Yen-Kuang Chen
This tutorial covers algorithm design and algorithmic-level optimization for future CPU and GPU with many cores. A multimedia application can be implemented via many different algorithms. For the best performance of multimedia applications on future CPU and GPU, we must carefully consider the interplay between processors and algorithms/applications. Beyond frequency increases, the performance of personal computers has improved significantly because of the introduction of multiple cores (e.g., the latest Intel Core Quad processor, IBM Cell processors, and Nvidia GeForce 9800 GX2). Moving forward, we expect a trend of increasing the number of processing cores in a single personal computer (e.g., Nvidia GeForce 9800 GX2 has 256 stream processors). To harness the computational capability from multi-core processors, one of the best ways is to exploit the data-level and thread-level parallelism in the applications. As there is a symbiotic relationship between computation and memory, to achieve best effect of the highest level of computation is to assure the best memory performance. Hence, we must design or choose the algorithm for maximal thread-level parallelism, and data-level parallelism, and cache localities.
Yen-Kuang Chen received his Ph.D. from Princeton University, and is a Principal Engineer in Corporate Technology Group, Intel Corporation. His research interests include developing innovative multimedia applications, studying the performance bottleneck in current computers, and designing next generation microprocessor/platform. In particular, he is currently analyzing the emerging multimedia applications and providing inputs to the definition of the next-generation CPUs and GPUs with many cores.
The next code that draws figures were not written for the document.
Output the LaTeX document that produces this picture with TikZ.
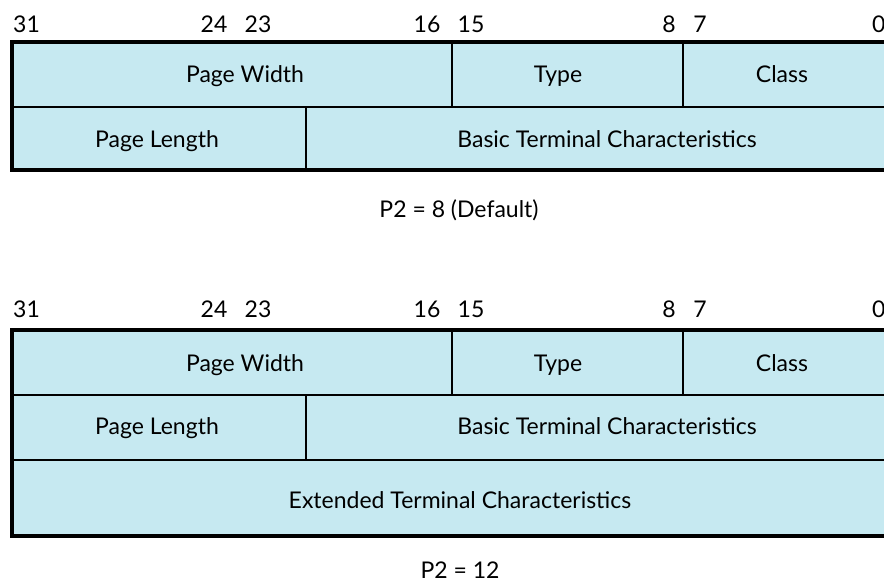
\documentclass[tikz,border=0pt]{standalone}
\usepackage{fontspec}
\setmainfont{Lato}
\usetikzlibrary{positioning}
\definecolor{regblue}{RGB}{198,233,241}

\begin{document}
\begin{tikzpicture}[
    x=1pt, y=-1pt,
    field/.style={fill=regblue},
    divider/.style={line width=1.6pt, draw=black},
    frame/.style={line width=4.5pt, draw=black, line join=miter},
    bitnum/.style={anchor=base, inner sep=0pt, font=\fontsize{23}{28}\selectfont},
    fieldtext/.style={anchor=base, inner sep=0pt, font=\fontsize{23}{28}\selectfont},
    caption/.style={anchor=base, inner sep=0pt, text depth=0pt, font=\fontsize{23}{28}\selectfont}
]
\useasboundingbox (0,0) rectangle (884,582);

% P2 = 8 layout
\begin{scope}
    \fill[field] (12,42) rectangle (892,170);
    \draw[divider] (12,107) -- (892,107);
    \draw[divider] (452,42) -- (452,107);
    \draw[divider] (683,42) -- (683,107);
    \draw[divider] (306,107) -- (306,170);
    \draw[frame] (892,42) -- (12,42) -- (12,170) -- (892,170);

    \node[bitnum, anchor=base west] (hi31) at (13,32) {31};
    \foreach \bit/\xpos in {24/214, 23/258, 16/427, 15/471, 8/669, 7/700}
        \node[bitnum] (hi\bit) at (\xpos,32) {\bit};
    \node[bitnum, anchor=base west] (hi0) at (872,32) {0};

    \node[fieldtext] (hiwidth) at (245,82) {Page Width};
    \node[fieldtext] (hitype) at (558,82) {Type};
    \node[fieldtext] (hiclass) at (782,82) {Class};
    \node[fieldtext] (hilength) at (157,147) {Page Length};
    \node[fieldtext] (hibasic) at (607,147) {Basic Terminal Characteristics};

    \node[caption] (hicap) at (459,217) {P2 = 8 (Default)};
\end{scope}

% P2 = 12 layout
\begin{scope}[yshift=-288pt]
    \fill[field] (12,42) rectangle (892,248);
    \draw[divider] (12,107) -- (892,107);
    \draw[divider] (12,172) -- (892,172);
    \draw[divider] (452,42) -- (452,107);
    \draw[divider] (683,42) -- (683,107);
    \draw[divider] (306,107) -- (306,172);
    \draw[frame] (892,42) -- (12,42) -- (12,248) -- (892,248);

    \node[bitnum, anchor=base west] (lo31) at (13,29) {31};
    \foreach \bit/\xpos in {24/214, 23/258, 16/427, 15/471, 8/669, 7/700}
        \node[bitnum] (lo\bit) at (\xpos,29) {\bit};
    \node[bitnum, anchor=base west] (lo0) at (872,29) {0};

    \node[fieldtext] (lowidth) at (245,83) {Page Width};
    \node[fieldtext] (lotype) at (558,83) {Type};
    \node[fieldtext] (loclass) at (782,83) {Class};
    \node[fieldtext] (lolength) at (157,146) {Page Length};
    \node[fieldtext] (lobasic) at (607,146) {Basic Terminal Characteristics};
    \node[fieldtext] (loext) at (460,220) {Extended Terminal Characteristics};

    \node[caption] (locap) at (460,290) {P2 = 12};
\end{scope}
\end{tikzpicture}
\end{document}
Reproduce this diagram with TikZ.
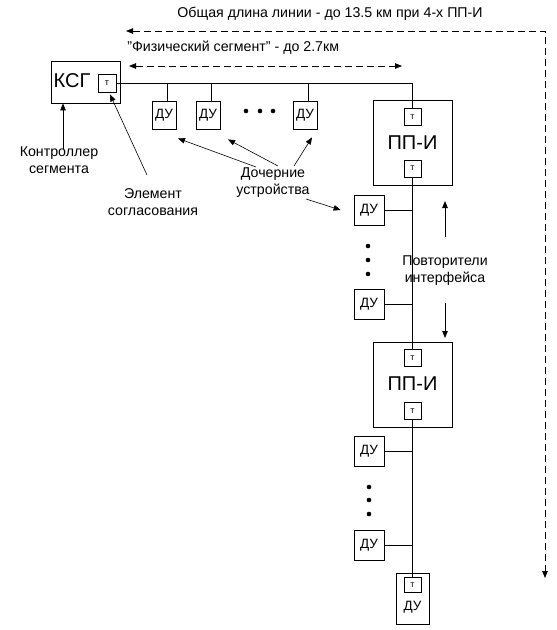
\documentclass[tikz,border=0pt]{standalone}
\usepackage{fontspec}
\setmainfont{Liberation Sans}
\usetikzlibrary{arrows.meta,calc}
\tikzset{every picture/.style={>={Triangle[length=7pt,width=5.5pt]},line width=0.8pt}}
\tikzset{
  tbox/.style={draw,fill=white,inner sep=0pt,minimum width=17pt,minimum height=17pt,font=\fontsize{9}{9}\selectfont},
  dubox/.style={draw,inner sep=0pt,minimum width=30pt,minimum height=30pt,font=\fontsize{13.5}{13.5}\selectfont},
  bigbox/.style={draw,inner sep=0pt,minimum width=79pt,minimum height=85pt},
  bigtext/.style={inner sep=0pt,font=\fontsize{20}{20}\selectfont},
  lbl/.style={align=center,inner sep=0pt,font=\fontsize{14.2}{17}\selectfont},
  dline/.style={dash pattern=on 7pt off 4pt}
}

\begin{document}
\begin{tikzpicture}[x=1pt,y=-1pt]
      \useasboundingbox (0,0) rectangle (557,630);
      \node[lbl] (total) at (330,14) {Общая длина линии - до 13.5 км при 4-х ПП-И};
      \node[lbl,anchor=west] (phys) at (127,48) {"Физический сегмент" - до 2.7км};
      \coordinate (lenL) at (126,31);
      \coordinate (lenC) at (545,31);
      \coordinate (lenB) at (545,578);
      \coordinate (segL) at (129,66);
      \coordinate (segR) at (402,66);
      \draw[dline,<->] (lenL) -- (lenC) -- (lenB);
      \draw[dline,<->] (segL) -- (segR);

      \node[draw,minimum width=69pt,minimum height=42pt,inner sep=0pt] (KSG) at (85.5,82) {};
      \node[bigtext] (KSGtext) at (72,81) {КСГ};
      \node[tbox,minimum width=18pt,minimum height=18pt] (T0) at (107,83) {т};

      \node[dubox,minimum width=24pt,minimum height=28pt] (D1) at (164,115) {ДУ};
      \node[dubox,minimum width=24pt,minimum height=28pt] (D2) at (208,115) {ДУ};
      \node[dubox,minimum width=24pt,minimum height=28pt] (D3) at (305,115) {ДУ};
      \foreach \x in {246,260,273} \fill (\x,111) circle (2.3);

      \node[bigbox] (PP1) at (412.5,142.5) {};
      \node[bigtext] (PP1text) at (412.5,143) {ПП-И};
      \node[tbox] (T1a) at (412.5,117) {т};
      \node[tbox] (T1b) at (412.5,168.5) {т};

      \node[dubox] (S1) at (369,210) {ДУ};
      \node[dubox] (S2) at (369,304) {ДУ};
      \foreach \y in {246,260,274} \fill (368,\y) circle (2.3);

      \node[bigbox] (PP2) at (412.5,384.5) {};
      \node[bigtext] (PP2text) at (412.5,384) {ПП-И};
      \node[tbox] (T2a) at (412.5,358) {т};
      \node[tbox] (T2b) at (412.5,411) {т};

      \node[dubox] (S3) at (369,451) {ДУ};
      \node[dubox] (S4) at (369,545) {ДУ};
      \foreach \y in {487,500,514} \fill (369,\y) circle (2.3);

      \node[draw,minimum width=33pt,minimum height=51pt,inner sep=0pt] (DE) at (412.5,598.5) {};
      \node[tbox,minimum height=15pt] (T3) at (412.5,585) {т};
      \node[inner sep=0pt,font=\fontsize{13.5}{13.5}\selectfont] (DEtext) at (412.5,607) {ДУ};

      \draw (T0.east) -| (T1a.north);
      \draw (T1b.south) -- (T2a.north);
      \draw (T2b.south) -- (T3.north);
      \foreach \d in {D1,D2,D3} \draw ([xshift=3pt]\d.north) -- ([xshift=3pt]\d.north |- T0.east);
      \foreach \s in {S1,S2,S3,S4} \draw (\s.east) -- (\s.east -| T1b.south);

      \node[lbl] (ctl) at (59,160) {Контроллер\\сегмента};
      \node[lbl] (elem) at (153,202) {Элемент\\согласования};
      \node[lbl] (kids) at (273,183) {Дочерние\\устройства};
      \node[lbl] (rep) at (445,271) {Повторители\\интерфейса};

      \draw[->] (ctl.north -| KSGtext.south) ++(-9pt,-3pt) -- ([xshift=-9pt]KSGtext.south |- KSG.south);
      \coordinate (elemtail) at (147,175);
      \draw[->,line width=0.6pt] (elemtail) -- ([xshift=3pt,yshift=-2pt]T0.south);
      \coordinate (kt1) at (256,167);
      \coordinate (kt2) at (278,166);
      \coordinate (kt3) at (294,166);
      \coordinate (kt4) at (306,199);
      \draw[->,line width=0.6pt] (kt1) -- ([shift={(14pt,-9pt)}]D1.south);
      \draw[->,line width=0.6pt] (kt2) -- ([shift={(20pt,-10pt)}]D2.south);
      \draw[->,line width=0.6pt] (kt3) -- ([shift={(7pt,-8pt)}]D3.south);
      \draw[->,line width=0.6pt] (kt4) -- ([xshift=-13pt]S1.west);
      \coordinate (ru1) at (445,237);
      \coordinate (ru2) at (445,201);
      \coordinate (rd1) at (445,303);
      \coordinate (rd2) at (445,338);
      \draw[->] (ru1) -- (ru2);
      \draw[->] (rd1) -- (rd2);
\end{tikzpicture}
\end{document}
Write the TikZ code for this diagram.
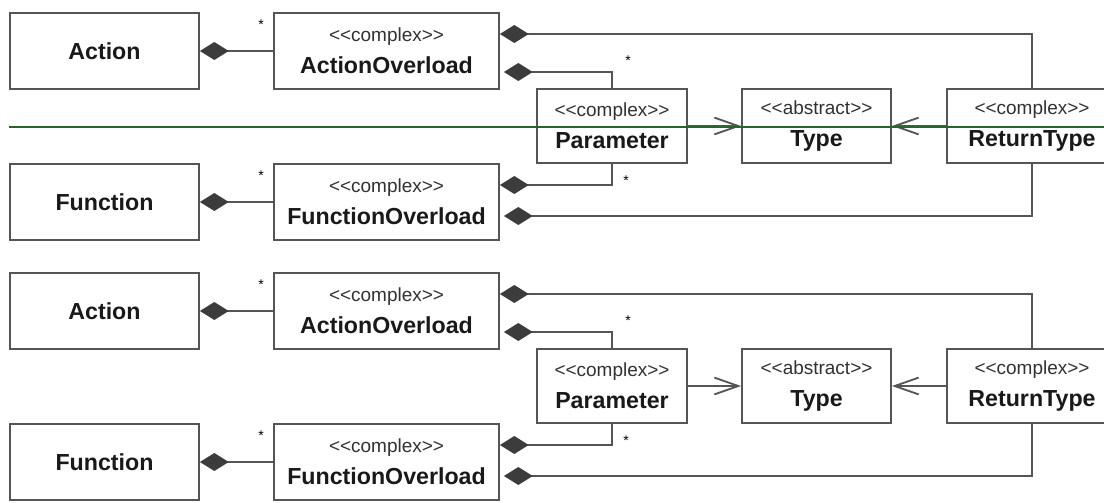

He is one of the key contributors to Supplemental Streaming SIMD Extension 3 in Intel® Core™ 2 Duo processors. He has 10+ US patents, 25+ pending patent applications, and 75+ technical publications. He is an associate editor of the Journal of VLSI Signal Processing Systems (including special issues on “System-on-a-Chip for Multimedia Systems”, “Design and Programming of Signal Processors for Multimedia Communication”, and “Multi-core Enabled Multimedia Applications & Architectures”), of IEEE Transactions on Circuit and System for Video Technology, and of IEEE Transactions on Circuit and System I. He has served as a program committee member of 20+ international conferences and workshops on multimedia, video communication, image processing, VLSI circuits and systems, parallel processing, and software optimization. He is an invited participant to 2002 Frontiers of Engineering Symposium (National Academy of Engineering) and to 2003 German-American Frontiers of Engineering Symposium (Alexander von Humboldt Foundation). He is an IEEE Senior Member and an ACM Senior Member.